[Rows from a dataset of charts and code]
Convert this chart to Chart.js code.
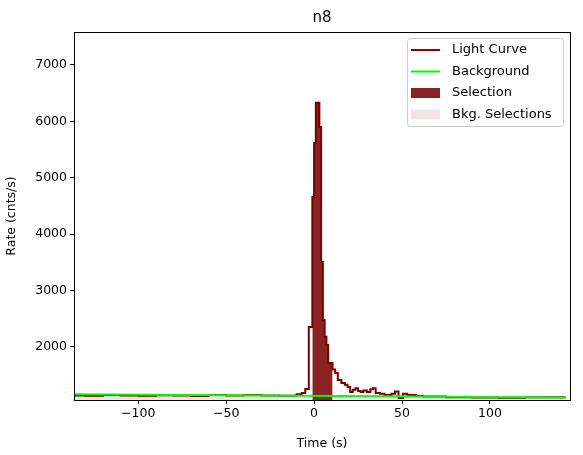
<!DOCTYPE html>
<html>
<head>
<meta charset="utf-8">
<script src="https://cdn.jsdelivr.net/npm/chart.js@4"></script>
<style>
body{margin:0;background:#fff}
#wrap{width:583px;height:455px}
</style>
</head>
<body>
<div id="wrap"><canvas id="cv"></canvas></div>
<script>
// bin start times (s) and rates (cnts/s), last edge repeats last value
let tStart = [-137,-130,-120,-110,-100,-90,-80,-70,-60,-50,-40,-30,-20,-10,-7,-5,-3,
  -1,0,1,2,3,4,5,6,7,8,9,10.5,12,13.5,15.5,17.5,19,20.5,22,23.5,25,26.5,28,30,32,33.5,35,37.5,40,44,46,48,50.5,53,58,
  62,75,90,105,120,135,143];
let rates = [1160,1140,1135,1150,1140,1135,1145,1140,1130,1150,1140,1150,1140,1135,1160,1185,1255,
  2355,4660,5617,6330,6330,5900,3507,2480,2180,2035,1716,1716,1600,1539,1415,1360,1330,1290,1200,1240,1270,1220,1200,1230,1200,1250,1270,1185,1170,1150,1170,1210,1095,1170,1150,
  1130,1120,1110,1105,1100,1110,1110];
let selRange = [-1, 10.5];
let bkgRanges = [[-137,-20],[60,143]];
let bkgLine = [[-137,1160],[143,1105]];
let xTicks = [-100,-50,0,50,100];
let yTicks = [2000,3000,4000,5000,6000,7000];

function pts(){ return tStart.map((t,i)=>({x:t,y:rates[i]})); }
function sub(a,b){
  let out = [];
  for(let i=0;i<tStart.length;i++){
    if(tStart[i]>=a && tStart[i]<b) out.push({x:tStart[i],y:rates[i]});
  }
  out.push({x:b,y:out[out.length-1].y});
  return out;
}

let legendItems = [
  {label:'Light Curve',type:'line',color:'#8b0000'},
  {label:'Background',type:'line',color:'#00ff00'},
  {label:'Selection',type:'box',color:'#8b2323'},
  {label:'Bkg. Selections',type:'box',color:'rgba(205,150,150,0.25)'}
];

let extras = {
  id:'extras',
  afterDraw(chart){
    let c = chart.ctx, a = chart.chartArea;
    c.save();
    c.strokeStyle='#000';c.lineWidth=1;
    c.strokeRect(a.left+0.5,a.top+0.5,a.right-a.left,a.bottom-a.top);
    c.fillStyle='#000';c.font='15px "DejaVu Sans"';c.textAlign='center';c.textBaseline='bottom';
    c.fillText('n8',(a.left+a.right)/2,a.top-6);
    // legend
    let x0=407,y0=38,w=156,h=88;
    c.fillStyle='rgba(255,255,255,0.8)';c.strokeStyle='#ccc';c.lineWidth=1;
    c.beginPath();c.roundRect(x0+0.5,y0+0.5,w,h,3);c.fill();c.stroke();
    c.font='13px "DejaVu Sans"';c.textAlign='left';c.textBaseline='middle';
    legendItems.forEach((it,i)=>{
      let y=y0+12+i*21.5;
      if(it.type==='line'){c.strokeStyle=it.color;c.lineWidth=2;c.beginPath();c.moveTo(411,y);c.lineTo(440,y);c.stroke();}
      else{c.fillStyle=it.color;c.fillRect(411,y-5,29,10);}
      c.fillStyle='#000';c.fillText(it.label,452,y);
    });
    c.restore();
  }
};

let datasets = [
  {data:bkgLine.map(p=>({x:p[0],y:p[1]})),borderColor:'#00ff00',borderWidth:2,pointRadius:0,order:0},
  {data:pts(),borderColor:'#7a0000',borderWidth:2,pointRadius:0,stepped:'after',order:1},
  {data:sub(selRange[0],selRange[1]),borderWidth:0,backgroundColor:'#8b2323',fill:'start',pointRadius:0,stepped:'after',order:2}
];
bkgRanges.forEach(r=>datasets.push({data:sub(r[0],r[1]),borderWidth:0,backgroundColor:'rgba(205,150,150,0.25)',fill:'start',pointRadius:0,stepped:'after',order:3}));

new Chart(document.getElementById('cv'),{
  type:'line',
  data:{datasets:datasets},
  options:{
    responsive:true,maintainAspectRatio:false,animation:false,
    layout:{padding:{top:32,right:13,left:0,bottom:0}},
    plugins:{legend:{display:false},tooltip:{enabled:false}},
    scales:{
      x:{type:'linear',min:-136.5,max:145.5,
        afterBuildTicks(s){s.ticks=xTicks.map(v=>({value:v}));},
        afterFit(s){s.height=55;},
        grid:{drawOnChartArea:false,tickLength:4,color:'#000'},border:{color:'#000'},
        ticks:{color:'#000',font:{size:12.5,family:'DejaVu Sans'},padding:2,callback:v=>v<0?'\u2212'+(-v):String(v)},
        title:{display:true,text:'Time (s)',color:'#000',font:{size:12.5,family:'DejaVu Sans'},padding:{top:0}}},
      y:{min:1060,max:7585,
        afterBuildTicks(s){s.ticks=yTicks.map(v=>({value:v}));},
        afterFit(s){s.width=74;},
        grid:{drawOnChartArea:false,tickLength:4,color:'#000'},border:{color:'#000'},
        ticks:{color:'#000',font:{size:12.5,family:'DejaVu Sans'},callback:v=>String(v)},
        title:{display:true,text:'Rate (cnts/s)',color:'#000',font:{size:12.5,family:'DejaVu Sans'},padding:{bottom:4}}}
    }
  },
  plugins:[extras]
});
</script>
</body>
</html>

* * *

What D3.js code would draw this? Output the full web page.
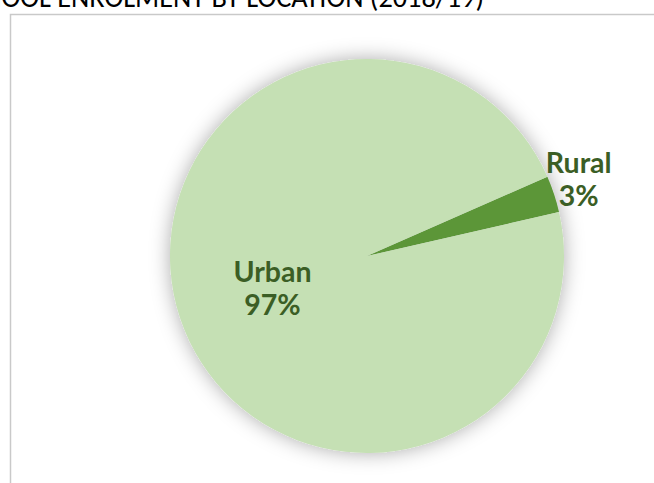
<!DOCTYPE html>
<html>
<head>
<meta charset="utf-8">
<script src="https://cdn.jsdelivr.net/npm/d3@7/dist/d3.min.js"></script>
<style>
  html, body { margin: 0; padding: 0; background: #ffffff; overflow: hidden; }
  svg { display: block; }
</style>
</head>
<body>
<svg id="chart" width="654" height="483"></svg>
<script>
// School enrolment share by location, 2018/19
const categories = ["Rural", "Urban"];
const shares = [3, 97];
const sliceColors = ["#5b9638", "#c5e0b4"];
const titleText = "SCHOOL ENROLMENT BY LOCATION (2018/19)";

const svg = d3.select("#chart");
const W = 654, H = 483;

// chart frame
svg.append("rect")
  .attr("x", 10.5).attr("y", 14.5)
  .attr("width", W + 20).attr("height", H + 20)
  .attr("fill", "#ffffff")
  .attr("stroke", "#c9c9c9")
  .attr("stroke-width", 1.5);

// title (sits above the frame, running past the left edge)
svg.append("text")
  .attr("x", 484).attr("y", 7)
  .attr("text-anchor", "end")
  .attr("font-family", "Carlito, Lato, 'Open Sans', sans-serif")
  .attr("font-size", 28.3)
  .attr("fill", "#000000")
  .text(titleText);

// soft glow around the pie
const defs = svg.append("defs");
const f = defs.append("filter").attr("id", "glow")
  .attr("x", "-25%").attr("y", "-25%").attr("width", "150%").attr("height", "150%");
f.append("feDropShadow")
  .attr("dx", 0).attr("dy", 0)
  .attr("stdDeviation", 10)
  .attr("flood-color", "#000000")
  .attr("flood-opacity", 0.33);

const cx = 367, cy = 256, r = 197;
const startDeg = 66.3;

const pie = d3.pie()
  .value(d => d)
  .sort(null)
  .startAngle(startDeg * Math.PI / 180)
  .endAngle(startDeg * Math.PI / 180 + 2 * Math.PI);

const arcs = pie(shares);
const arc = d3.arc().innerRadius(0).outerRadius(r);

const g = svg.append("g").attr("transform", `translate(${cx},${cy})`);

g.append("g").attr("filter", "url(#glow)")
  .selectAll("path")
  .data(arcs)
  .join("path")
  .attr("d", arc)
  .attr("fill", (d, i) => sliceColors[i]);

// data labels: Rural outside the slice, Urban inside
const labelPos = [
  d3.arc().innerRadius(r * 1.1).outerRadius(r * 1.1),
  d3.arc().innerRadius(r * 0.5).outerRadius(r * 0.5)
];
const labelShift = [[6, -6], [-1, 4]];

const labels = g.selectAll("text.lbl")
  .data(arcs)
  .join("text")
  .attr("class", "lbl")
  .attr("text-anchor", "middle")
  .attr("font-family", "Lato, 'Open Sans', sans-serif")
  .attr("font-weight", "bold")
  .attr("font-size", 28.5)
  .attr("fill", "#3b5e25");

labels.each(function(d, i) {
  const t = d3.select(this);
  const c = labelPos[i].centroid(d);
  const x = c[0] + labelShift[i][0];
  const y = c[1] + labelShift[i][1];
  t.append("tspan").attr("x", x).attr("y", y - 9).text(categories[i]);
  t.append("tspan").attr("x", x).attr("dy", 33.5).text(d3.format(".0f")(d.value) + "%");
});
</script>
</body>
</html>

--

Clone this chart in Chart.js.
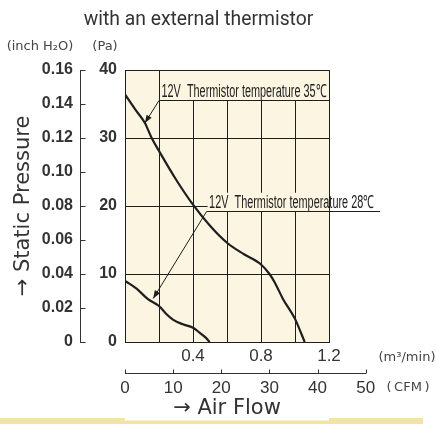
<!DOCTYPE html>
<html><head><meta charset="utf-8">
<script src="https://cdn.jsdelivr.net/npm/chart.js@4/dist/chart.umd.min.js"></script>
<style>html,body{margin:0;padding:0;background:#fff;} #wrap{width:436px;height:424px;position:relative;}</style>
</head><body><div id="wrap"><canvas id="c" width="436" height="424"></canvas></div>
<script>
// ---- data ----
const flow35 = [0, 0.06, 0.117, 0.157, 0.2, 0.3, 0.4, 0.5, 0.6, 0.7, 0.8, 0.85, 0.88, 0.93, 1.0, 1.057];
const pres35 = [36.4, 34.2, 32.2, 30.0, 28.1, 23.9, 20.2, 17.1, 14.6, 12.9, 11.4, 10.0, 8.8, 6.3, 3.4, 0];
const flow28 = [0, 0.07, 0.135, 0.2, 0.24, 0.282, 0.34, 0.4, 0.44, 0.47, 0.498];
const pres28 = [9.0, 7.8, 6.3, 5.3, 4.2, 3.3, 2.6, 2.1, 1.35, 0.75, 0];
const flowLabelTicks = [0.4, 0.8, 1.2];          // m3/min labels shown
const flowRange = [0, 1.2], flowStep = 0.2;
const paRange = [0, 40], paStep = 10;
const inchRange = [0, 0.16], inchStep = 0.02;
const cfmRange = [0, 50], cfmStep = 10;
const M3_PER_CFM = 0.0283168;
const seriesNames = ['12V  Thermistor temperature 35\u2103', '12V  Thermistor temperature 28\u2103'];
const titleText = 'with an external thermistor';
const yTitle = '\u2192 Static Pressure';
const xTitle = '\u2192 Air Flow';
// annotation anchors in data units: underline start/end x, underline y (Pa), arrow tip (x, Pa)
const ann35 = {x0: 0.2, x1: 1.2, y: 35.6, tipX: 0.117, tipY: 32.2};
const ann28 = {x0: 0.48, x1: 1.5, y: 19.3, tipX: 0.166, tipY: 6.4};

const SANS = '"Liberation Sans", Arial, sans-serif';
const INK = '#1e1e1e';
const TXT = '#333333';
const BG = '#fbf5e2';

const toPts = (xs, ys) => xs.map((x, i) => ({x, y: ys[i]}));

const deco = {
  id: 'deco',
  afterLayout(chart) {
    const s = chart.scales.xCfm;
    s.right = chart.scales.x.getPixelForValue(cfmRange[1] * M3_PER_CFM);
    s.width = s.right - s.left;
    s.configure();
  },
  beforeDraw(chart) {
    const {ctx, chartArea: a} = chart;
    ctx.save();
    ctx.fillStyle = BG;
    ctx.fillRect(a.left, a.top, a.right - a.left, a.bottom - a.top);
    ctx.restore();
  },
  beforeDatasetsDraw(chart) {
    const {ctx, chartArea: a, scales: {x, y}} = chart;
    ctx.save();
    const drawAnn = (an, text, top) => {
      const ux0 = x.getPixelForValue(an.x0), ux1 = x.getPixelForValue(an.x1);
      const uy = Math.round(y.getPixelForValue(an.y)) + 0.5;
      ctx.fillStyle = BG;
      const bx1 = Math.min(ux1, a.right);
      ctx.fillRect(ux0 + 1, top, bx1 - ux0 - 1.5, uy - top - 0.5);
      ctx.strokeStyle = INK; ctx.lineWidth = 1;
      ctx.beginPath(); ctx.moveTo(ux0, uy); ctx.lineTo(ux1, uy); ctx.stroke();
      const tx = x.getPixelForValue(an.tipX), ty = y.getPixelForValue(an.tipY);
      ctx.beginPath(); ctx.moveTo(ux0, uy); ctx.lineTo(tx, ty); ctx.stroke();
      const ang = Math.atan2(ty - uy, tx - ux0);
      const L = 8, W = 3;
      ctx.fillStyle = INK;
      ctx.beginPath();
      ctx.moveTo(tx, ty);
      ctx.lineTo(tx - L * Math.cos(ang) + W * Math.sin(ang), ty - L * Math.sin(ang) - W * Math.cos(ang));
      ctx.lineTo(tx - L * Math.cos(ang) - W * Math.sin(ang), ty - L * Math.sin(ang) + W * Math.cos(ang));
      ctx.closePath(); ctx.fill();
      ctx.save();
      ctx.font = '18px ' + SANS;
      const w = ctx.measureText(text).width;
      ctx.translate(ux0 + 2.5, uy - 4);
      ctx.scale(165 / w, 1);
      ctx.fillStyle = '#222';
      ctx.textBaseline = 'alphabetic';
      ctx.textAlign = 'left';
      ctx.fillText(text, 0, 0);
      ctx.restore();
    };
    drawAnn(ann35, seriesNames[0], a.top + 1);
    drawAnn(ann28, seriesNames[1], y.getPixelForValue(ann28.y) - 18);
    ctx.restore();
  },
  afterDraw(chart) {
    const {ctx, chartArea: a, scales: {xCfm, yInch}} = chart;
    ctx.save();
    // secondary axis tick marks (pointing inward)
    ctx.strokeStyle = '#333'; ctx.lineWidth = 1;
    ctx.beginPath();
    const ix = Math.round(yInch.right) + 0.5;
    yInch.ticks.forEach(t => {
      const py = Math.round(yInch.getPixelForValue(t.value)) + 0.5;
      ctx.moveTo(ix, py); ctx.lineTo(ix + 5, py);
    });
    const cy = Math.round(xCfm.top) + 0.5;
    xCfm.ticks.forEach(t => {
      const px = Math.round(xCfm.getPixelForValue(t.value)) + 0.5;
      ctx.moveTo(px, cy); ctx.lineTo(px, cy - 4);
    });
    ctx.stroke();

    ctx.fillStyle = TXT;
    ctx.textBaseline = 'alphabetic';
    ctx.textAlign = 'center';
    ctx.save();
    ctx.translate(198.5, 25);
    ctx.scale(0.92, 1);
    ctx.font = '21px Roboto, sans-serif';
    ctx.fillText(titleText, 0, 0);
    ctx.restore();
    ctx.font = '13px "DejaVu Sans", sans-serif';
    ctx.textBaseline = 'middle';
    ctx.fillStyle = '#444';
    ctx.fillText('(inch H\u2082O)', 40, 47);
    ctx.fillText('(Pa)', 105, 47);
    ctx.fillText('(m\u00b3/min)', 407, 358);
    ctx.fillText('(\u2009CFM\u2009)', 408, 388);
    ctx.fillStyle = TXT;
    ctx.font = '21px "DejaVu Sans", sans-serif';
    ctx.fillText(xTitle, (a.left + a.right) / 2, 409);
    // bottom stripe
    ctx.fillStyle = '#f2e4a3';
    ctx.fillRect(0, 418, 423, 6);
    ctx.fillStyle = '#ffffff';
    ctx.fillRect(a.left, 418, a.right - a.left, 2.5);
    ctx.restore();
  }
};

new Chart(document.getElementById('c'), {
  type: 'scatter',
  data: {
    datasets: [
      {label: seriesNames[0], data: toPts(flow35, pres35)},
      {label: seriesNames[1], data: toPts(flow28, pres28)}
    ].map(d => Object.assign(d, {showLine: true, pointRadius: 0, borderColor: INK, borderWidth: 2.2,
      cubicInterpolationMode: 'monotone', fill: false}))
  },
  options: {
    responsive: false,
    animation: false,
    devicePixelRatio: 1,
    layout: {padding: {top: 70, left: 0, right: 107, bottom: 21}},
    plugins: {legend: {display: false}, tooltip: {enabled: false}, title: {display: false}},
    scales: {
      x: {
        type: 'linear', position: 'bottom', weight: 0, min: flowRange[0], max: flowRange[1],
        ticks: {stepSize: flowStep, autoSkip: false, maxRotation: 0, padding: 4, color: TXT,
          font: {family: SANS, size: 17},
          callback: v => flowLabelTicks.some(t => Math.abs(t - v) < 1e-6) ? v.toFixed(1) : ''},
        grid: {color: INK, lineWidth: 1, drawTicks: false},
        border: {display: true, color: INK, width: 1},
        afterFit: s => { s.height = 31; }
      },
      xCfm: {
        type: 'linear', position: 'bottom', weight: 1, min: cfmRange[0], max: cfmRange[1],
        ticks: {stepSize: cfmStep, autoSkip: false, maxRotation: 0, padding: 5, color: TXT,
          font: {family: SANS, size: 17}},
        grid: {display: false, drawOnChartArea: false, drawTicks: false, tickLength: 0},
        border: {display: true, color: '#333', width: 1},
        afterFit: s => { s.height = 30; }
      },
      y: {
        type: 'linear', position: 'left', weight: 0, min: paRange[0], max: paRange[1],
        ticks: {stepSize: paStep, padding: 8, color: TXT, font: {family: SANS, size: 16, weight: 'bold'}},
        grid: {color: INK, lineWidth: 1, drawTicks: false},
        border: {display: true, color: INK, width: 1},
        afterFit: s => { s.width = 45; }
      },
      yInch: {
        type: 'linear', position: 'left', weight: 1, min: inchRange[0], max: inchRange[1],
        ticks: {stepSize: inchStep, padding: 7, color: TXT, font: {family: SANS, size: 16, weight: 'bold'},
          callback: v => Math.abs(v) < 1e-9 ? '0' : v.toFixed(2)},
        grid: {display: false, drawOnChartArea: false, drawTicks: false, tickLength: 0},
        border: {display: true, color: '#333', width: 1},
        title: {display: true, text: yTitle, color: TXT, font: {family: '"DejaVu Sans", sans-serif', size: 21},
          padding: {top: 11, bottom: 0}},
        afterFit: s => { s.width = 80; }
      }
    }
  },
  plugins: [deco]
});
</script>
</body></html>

Problem requirements ->
Tally the lines that hold the string "this" and state the total, nothing more.

The reply ->
4